Besteht die Mitzwa der Zurechtweisung auch dann, wenn der Kritiker sicher ist, dass seine Ermahnung auf taube Ohren stoßen wird? In dieser Frage gibt es eine Meinungsverschiedenheit unter den Halachisten (siehe Rabbiner Y. Amitals Abhandlung in der Rabbi Mordechai Breuer Festschrift, Jerusalem 1992, und auch die Ausführungen von Rabbiner N. Lamm in seinem Werk „Halachot WeHalichot, Jerusalem 1990, S. 171ff).
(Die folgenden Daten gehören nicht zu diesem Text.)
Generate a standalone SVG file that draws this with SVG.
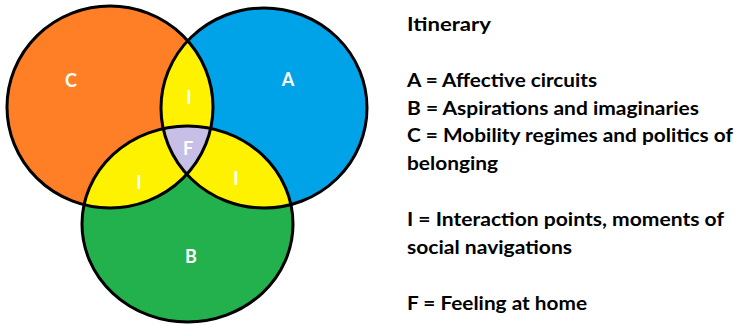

Die einen verstehen das Gebot des Zurechtweisens so, dass es nur dann ausgeübt werden soll, wenn ein positives Ergebnis nicht ausgeschlossen ist; die anderen Halachisten sind der Ansicht, dass auch ein sicher wirkungsloser Protest geboten ist. Nach der ersten Auffassung geht es der Tora bei der Mitzwa des Zurechtweisens hauptsächlich um die Verbesserung der Gesellschaft, nach der zweiten Ansicht auch um die moralische Integrität dessen, der Unrecht sieht.